I will be forever grateful to one doctor in particular, who urged me to breathe through the pain all weekend until Monday, when doctors could make tiny incisions in my abdomen and use special equipment and cameras to remove the cyst laparoscopically—instead of gutting me like a fish on the spot, which would have left a scar from hip bone to hip bone, and required a much longer recovery time. I’m glad I did, though I struggled with the decision because I was in so much pain. The dermoid wasn’t about to rupture and wasn’t causing my ovary to be in torsion, or strangling my ovary, so doctors concluded that though the pain would be intense, it would be OK for me to wait two days for surgery.
Dermoid cysts, also called teratomas, contain tissue, including actual hair, skin, or even teeth, because they are created from embryonic cells. They aren’t related to the normal function of one’s menstrual cycle, the way simple cysts are. Dermoids are rarely cancerous, but they are always wild. The one on my left ovary had grown to the size of a small grapefruit. It did have hair and skin in it, but, disappointingly, no teeth.

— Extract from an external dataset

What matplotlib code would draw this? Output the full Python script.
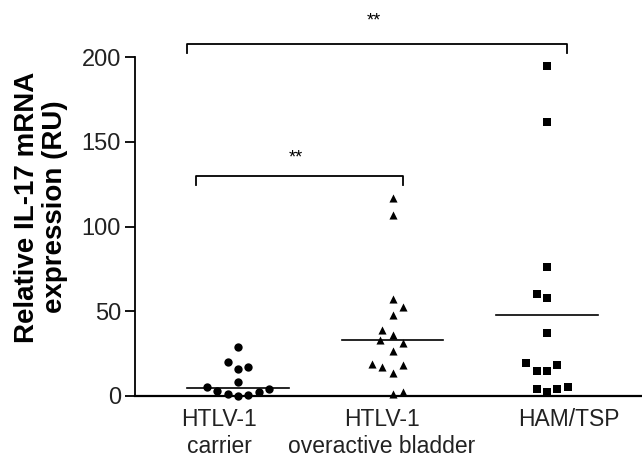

I had a great surgeon, who was able to remove the cyst from my ovary without damaging the ovary itself, which was about a quarter of the size of the cyst by the time I had surgery. Before I went into surgery, I had to sign a release confirming that I was aware I might lose my left ovary. The first thing I wanted to know, when I came out of anesthesia and could think and talk again, was: Do I have my ovary? I was lucky.
The recovery process was slow. For several days, I could only walk around the apartment. It was a big deal when I made it all the way around the block. I was surrounded by people to help take care of me. Again, I was very lucky.
In the 15 months since I had surgery, I have heard from no less than 100 women that they or someone they know have also had an ovarian cyst removed, or some complications stemming from a dermoid or simple ovarian cyst.
These days my periods are much more gentle. I still have pain on the first day of my cycle, but it’s nothing like it used to be. I have to keep an eye on my ovaries and go for ultrasounds every nine months or so, to be sure no new cysts are lurking. So far, so good.
If you have as-yet undiagnosed health issues that are flaring up around your cycle, I’d urge you to find a good gynecologist and, if your symptoms are like mine, go in for an ultrasound. Serious or even vague pelvic pain around your period (or any time; sometimes I’d be in pain in the middle of my cycle) could be a sign that something more than cramps is afoot. It’s never fun to go through an experience like mine, but I am glad I was already armed with knowledge going into it—and I hope I never have to experience anything like it again.
[Editor’s Note: As ever, we are not doctors or medical know-it-alls. And everybody is different, so make sure to check with a doctor about all of your options.]